Finanziare una mission lascia infatti completamente insoluto l’impegno reciproco tra finanziatore e operatore su come questa mission può diventare azione trasformativa; occorre finanziare strategie e processi che siano capaci di adattarsi all’evoluzione della domanda, ai risultati e ai cambiamenti del contesto, e competenti nel definire orizzonti e pianificare azioni coerenti. Occorre finanziare un altro tipo di progettazione sociale.
In tal senso sarebbe utile un sistema di finanziamento che per un arco significativo di anni (5- 7, sul modello europeo), metta a disposizione finanziamenti sistematici e prevedibili.
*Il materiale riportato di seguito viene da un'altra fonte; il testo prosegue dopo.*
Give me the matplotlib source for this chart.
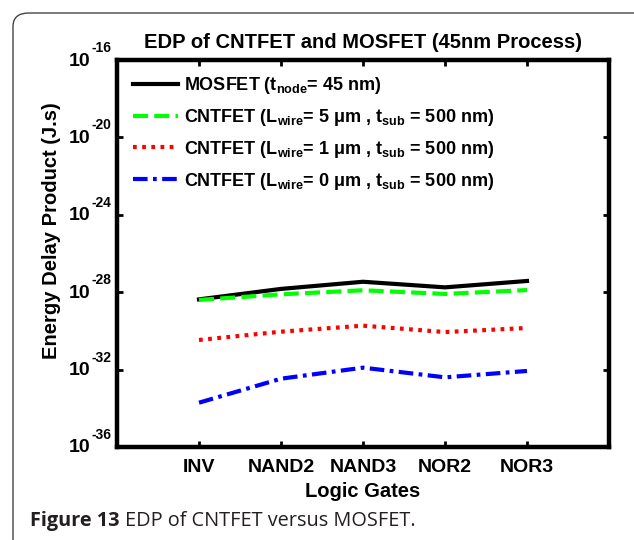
import matplotlib
matplotlib.use("Agg")
import matplotlib.pyplot as plt
from matplotlib.patches import FancyBboxPatch
import numpy as np

gates = ["INV", "NAND2", "NAND3", "NOR2", "NOR3"]
mosfet_exp = [-28.37, -27.83, -27.46, -27.75, -27.42]
cnt5_exp = [-28.40, -28.11, -27.90, -28.09, -27.89]
cnt1_exp = [-30.47, -30.04, -29.73, -30.06, -29.85]
cnt0_exp = [-33.71, -32.47, -31.90, -32.40, -32.07]
ytick_exp = [-36, -32, -28, -24, -20, -16]
labels = [
    "MOSFET (t$_{node}$= 45 nm)",
    "CNTFET (L$_{wire}$= 5 μm , t$_{sub}$ = 500 nm)",
    "CNTFET (L$_{wire}$= 1 μm , t$_{sub}$ = 500 nm)",
    "CNTFET (L$_{wire}$= 0 μm , t$_{sub}$ = 500 nm)",
]

plt.rcParams["font.family"] = ["Liberation Sans", "DejaVu Sans"]
plt.rcParams["font.weight"] = "bold"
plt.rcParams["mathtext.fontset"] = "custom"
plt.rcParams["mathtext.rm"] = "Liberation Sans:bold"
plt.rcParams["mathtext.bf"] = "Liberation Sans:bold"
plt.rcParams["mathtext.it"] = "Liberation Sans:bold"
plt.rcParams["mathtext.default"] = "bf"

fig = plt.figure(figsize=(6.34, 5.40), dpi=100)
W, H = 634, 540
ax = fig.add_axes([117 / W, 1 - 447 / H, (609 - 117) / W, (447 - 60) / H])

x = np.arange(1, len(gates) + 1)
ax.plot(x, 10.0 ** np.array(mosfet_exp), color="black", lw=3.0, linestyle="-", label=labels[0])
ax.plot(x, 10.0 ** np.array(cnt5_exp), color="#00ff00", lw=3.0, linestyle=(0, (3.6, 1.5)), label=labels[1])
ax.plot(x, 10.0 ** np.array(cnt1_exp), color="#ff0000", lw=3.0, linestyle=(0, (0.9, 1.3)), label=labels[2])
ax.plot(x, 10.0 ** np.array(cnt0_exp), color="#0000ff", lw=3.0, linestyle=(0, (3.5, 1.3, 0.9, 1.3)), label=labels[3])

ax.set_yscale("log")
ax.set_ylim(1e-36, 1e-16)
ax.set_xlim(0, 6)
ax.set_yticks([10.0 ** e for e in ytick_exp])
ax.set_yticklabels([])
ax.yaxis.set_minor_locator(matplotlib.ticker.NullLocator())
ax.set_xticks(x)
ax.set_xticklabels(gates, fontsize=14, fontweight="bold")
ax.tick_params(axis="both", which="major", direction="in", length=4, width=2,
               top=True, right=True, pad=9)
for s in ax.spines.values():
    s.set_linewidth(3.2)

# MATLAB-style y tick labels: large "10" with raised exponent
ytrans = ax.get_yaxis_transform()
for e in ytick_exp:
    ax.annotate("10", xy=(0, 10.0 ** e), xycoords=ytrans, xytext=(-27, -1),
                textcoords="offset pixels", ha="right", va="center",
                fontsize=14, fontweight="bold", annotation_clip=False)
    ax.annotate("-%d" % (-e), xy=(0, 10.0 ** e), xycoords=ytrans, xytext=(-26, 12),
                textcoords="offset pixels", ha="left", va="center",
                fontsize=10, fontweight="bold", annotation_clip=False)

ax.set_xlabel("Logic Gates", fontsize=14.5, fontweight="bold", labelpad=4)
ax.set_ylabel("Energy Delay Product (J.s)", fontsize=14.5, fontweight="bold")
ax.yaxis.set_label_coords(-0.113, 0.558)
ax.set_title("EDP of CNTFET and MOSFET (45nm Process)", fontsize=14.5, fontweight="bold", pad=9)

leg = ax.legend(loc="upper left", frameon=False, fontsize=13, handlelength=2.5,
                handletextpad=0.3, labelspacing=0.6, borderpad=0, borderaxespad=0,
                bbox_to_anchor=(16 / 492, 1 - 15 / 387))

box = FancyBboxPatch((13 / W, -0.05), (W + 40) / W, 1 - 13 / H + 0.05,
                     boxstyle="round,pad=0,rounding_size=0.025",
                     transform=fig.transFigure, fill=False, edgecolor="#444444", lw=1.0)
fig.patches.append(box)

cap_font = ["Open Sans", "DejaVu Sans"]
t1 = fig.text(30 / W, 1 - 521 / H, "Figure 13 ", fontsize=14.3, fontweight="bold",
              family=cap_font, color="#231f20", va="center", ha="left")
fig.canvas.draw()
bb = t1.get_window_extent()
fig.text(bb.x1 / W, 1 - 521 / H, "EDP of CNTFET versus MOSFET.", fontsize=14.3, fontweight="normal",
         family=cap_font, color="#231f20", va="center", ha="left")

fig.savefig("out.png", dpi=100)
Gli attuatori avrebbero modo di pianificare direzioni continuative e qualitativamente adeguate, senza dover presentare proposte parziali o insoddisfacenti, perché tutti troverebbero più conveniente orientare gli sforzi sugli avvisi calendarizzati in seguito, adottando l’arco temporale più idoneo a massimizzare la probabilità di successo con progetti qualitativamente migliori.
Si tratta, in ultima analisi, di un problema metodologico: si tratta di chiedersi se e come, sul piano delle prassi, sia possibile avviare questa evoluzione, un problema che ci coinvolge tutti e una sfida, secondo noi rilevante, anche particolarmente appassionante, che come APIS stiamo provando ad affrontare.
Una risposta
Analisi interessante di un tema da tempo cruciale e “critico” nell’attività di progettazione sociale
Io credo che la deriva della dipendenza dai bandi nasca anche dall’idea, che ha avuto crescente peso a partire dagli anni ’80, che le organizzazioni che si occupano di problemi sociali debbano “stare sul mercato” e non dipendere da trasferimenti.
Concetto fragile fin dalle sue fondamenta…
Se invece i bisogni sociali trovassero risposte solide in risorse deguate, i bandi potrebbero essere strumento di innovazione o per fronteggiare improvvise emergenze o per sperimentare nuove metodologie e risposte, avendo quindi davvero una caratteristica di strumento per situazioni eccezionali.
Rimanendo comunque aperta la questione dell’imparzialità dei soggetti finanziatori e di processi decisionali e valutativi che quasi sempre lasciano ai margini proprio coloro che intendono beneficiare.